Entries from a dataset:
######

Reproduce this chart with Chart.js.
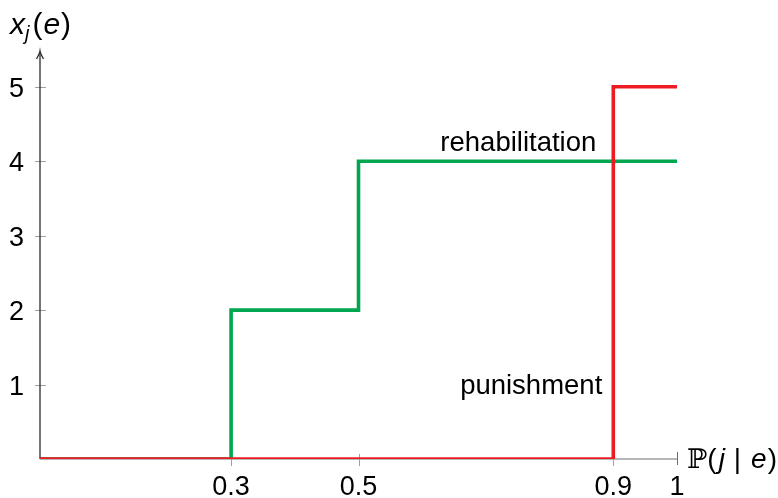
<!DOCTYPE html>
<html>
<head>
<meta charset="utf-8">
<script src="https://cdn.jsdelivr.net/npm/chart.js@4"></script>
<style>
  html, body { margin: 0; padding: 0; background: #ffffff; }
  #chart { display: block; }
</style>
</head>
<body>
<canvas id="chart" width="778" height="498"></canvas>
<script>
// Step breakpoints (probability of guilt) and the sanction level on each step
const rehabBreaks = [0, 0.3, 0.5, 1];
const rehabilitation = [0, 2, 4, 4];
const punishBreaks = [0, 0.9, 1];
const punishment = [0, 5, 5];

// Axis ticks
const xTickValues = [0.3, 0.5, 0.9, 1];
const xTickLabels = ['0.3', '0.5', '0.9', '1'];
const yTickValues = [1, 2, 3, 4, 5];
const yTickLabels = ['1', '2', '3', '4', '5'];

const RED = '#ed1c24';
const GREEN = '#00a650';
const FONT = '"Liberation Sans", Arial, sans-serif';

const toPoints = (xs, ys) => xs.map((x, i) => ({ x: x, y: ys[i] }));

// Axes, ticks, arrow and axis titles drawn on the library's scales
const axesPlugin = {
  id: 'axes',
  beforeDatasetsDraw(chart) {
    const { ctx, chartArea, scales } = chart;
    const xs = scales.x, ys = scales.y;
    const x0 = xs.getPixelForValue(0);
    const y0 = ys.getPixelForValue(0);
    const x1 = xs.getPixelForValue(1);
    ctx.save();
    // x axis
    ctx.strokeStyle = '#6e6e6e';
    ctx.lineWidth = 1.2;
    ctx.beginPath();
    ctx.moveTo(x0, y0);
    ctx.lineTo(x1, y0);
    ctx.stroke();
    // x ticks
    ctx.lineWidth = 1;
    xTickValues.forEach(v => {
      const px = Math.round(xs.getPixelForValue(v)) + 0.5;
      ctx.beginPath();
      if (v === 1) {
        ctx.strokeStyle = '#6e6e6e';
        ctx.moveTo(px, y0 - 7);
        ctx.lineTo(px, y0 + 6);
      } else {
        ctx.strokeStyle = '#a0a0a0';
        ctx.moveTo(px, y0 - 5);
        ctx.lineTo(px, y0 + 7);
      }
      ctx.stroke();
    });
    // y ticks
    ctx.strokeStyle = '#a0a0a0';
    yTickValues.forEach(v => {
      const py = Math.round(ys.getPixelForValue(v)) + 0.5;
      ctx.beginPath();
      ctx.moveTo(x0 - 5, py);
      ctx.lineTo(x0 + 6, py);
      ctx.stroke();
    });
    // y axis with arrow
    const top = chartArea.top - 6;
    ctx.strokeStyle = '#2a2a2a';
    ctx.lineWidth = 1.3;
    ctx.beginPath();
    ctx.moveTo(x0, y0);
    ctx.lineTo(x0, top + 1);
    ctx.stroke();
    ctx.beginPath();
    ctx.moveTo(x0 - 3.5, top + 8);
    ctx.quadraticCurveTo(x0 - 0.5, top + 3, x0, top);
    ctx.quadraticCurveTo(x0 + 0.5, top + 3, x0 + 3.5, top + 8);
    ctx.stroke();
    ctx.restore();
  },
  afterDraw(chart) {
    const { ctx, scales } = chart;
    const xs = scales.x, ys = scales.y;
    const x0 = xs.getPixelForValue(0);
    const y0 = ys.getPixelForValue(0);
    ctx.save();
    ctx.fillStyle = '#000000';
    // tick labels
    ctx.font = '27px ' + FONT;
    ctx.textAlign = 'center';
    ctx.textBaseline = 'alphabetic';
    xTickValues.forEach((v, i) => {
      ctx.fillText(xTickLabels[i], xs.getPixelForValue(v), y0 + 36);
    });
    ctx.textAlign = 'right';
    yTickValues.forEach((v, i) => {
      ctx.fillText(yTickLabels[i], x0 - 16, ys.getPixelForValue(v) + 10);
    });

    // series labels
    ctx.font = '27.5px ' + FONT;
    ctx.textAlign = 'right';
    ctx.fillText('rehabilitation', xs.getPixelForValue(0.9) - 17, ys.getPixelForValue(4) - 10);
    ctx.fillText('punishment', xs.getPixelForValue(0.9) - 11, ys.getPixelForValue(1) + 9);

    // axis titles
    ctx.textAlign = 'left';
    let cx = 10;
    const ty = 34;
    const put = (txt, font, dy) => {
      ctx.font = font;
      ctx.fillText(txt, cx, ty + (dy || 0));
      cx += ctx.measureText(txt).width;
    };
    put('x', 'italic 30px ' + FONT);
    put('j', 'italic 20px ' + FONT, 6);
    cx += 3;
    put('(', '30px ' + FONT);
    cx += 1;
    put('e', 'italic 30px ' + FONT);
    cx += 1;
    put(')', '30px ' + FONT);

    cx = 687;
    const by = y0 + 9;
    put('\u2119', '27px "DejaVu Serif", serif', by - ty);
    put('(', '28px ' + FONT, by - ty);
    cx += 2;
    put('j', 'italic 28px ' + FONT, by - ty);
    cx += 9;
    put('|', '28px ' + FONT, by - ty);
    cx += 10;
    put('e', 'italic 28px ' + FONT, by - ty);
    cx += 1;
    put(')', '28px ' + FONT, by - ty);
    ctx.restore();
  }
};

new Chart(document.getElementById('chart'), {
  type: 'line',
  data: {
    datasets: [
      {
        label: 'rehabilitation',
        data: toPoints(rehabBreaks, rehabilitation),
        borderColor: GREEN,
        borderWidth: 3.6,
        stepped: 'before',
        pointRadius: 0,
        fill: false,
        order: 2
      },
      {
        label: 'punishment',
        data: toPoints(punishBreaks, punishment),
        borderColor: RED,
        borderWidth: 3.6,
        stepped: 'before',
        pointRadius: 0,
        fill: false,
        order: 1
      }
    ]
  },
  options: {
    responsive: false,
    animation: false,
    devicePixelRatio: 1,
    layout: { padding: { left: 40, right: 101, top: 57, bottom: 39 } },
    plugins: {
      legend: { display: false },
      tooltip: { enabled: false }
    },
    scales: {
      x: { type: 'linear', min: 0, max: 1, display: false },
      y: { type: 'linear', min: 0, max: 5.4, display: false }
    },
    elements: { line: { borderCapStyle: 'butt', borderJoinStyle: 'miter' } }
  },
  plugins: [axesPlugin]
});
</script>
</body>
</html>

######

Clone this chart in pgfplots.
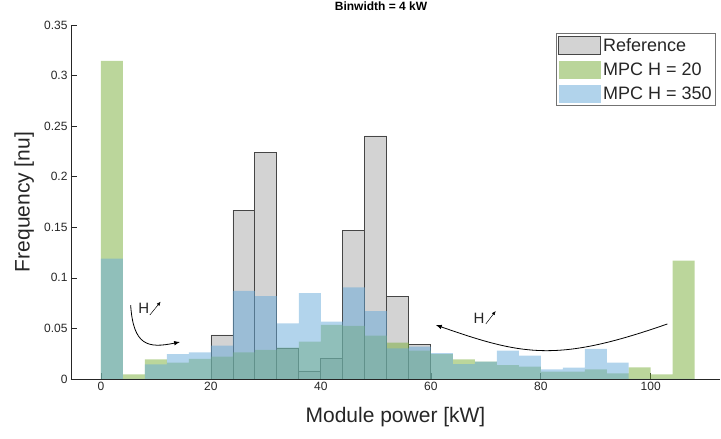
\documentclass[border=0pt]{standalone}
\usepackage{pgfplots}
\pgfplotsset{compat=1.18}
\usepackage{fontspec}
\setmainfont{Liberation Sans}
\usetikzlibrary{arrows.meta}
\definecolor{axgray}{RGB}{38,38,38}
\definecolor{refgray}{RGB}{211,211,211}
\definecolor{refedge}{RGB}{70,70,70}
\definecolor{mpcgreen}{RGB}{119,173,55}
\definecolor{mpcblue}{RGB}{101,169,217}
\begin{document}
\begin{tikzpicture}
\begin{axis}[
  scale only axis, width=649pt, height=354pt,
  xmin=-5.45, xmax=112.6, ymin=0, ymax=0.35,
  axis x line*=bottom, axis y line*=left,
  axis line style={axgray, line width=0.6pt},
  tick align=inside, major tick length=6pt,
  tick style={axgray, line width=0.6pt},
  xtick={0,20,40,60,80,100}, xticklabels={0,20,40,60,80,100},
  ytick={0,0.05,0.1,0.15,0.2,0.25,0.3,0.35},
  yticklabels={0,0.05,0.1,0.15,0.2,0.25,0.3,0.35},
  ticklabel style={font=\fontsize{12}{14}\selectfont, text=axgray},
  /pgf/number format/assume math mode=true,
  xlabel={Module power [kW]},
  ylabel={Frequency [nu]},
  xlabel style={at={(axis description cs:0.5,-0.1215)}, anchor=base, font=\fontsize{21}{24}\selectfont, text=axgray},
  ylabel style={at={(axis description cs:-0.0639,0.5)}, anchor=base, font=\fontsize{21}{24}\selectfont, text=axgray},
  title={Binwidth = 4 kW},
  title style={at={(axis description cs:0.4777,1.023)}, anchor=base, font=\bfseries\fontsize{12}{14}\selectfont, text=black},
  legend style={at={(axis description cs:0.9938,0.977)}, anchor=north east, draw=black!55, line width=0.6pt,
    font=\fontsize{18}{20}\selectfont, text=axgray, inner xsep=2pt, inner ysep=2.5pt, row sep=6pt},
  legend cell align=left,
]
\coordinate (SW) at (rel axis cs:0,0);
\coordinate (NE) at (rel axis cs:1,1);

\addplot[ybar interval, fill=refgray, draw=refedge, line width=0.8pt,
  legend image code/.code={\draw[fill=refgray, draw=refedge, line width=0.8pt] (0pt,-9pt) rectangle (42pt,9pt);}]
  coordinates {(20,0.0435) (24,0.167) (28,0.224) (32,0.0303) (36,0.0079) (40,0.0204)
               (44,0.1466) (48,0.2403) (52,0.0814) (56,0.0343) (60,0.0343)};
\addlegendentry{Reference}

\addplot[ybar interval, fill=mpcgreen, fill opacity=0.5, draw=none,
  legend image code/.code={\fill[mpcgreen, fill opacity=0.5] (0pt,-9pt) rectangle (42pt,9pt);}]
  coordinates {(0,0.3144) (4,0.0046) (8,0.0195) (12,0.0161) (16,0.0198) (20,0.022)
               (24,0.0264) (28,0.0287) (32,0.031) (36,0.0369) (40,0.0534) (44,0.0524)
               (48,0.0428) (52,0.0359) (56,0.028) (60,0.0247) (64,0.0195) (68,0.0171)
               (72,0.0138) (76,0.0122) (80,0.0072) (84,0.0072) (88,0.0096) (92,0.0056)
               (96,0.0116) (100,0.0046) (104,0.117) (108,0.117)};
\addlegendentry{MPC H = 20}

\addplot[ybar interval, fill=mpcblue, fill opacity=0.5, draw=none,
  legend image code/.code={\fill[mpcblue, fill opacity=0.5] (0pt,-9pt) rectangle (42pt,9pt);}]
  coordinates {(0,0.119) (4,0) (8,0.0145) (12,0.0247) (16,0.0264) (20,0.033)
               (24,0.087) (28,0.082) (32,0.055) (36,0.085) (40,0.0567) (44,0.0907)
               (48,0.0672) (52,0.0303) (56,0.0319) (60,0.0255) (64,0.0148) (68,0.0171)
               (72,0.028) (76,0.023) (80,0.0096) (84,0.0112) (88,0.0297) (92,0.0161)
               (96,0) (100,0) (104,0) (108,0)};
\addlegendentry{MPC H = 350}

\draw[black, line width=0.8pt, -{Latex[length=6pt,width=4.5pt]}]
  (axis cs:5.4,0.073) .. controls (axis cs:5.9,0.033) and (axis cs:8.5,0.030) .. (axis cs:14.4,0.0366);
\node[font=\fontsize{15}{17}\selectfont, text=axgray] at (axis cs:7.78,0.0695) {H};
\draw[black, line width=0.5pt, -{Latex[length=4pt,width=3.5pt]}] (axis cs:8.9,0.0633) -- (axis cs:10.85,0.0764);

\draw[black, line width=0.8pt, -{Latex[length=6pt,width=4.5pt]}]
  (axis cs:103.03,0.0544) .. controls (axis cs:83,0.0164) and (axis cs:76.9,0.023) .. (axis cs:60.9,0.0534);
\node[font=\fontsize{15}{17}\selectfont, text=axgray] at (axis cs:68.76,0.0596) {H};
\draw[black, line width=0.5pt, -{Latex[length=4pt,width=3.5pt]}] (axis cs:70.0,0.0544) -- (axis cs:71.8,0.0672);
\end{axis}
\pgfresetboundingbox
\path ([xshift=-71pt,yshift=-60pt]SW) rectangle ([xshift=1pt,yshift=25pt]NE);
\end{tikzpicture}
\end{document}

######

Beginning with the line above that contains "Reproduce this chart with Chart.js." and finishing with the line that contains "const toPoints = (xs, ys)", print those lines exactly and only. Skip all pictures.

Reproduce this chart with Chart.js.
<!DOCTYPE html>
<html>
<head>
<meta charset="utf-8">
<script src="https://cdn.jsdelivr.net/npm/chart.js@4"></script>
<style>
  html, body { margin: 0; padding: 0; background: #ffffff; }
  #chart { display: block; }
</style>
</head>
<body>
<canvas id="chart" width="778" height="498"></canvas>
<script>
// Step breakpoints (probability of guilt) and the sanction level on each step
const rehabBreaks = [0, 0.3, 0.5, 1];
const rehabilitation = [0, 2, 4, 4];
const punishBreaks = [0, 0.9, 1];
const punishment = [0, 5, 5];

// Axis ticks
const xTickValues = [0.3, 0.5, 0.9, 1];
const xTickLabels = ['0.3', '0.5', '0.9', '1'];
const yTickValues = [1, 2, 3, 4, 5];
const yTickLabels = ['1', '2', '3', '4', '5'];

const RED = '#ed1c24';
const GREEN = '#00a650';
const FONT = '"Liberation Sans", Arial, sans-serif';

const toPoints = (xs, ys) => xs.map((x, i) => ({ x: x, y: ys[i] }));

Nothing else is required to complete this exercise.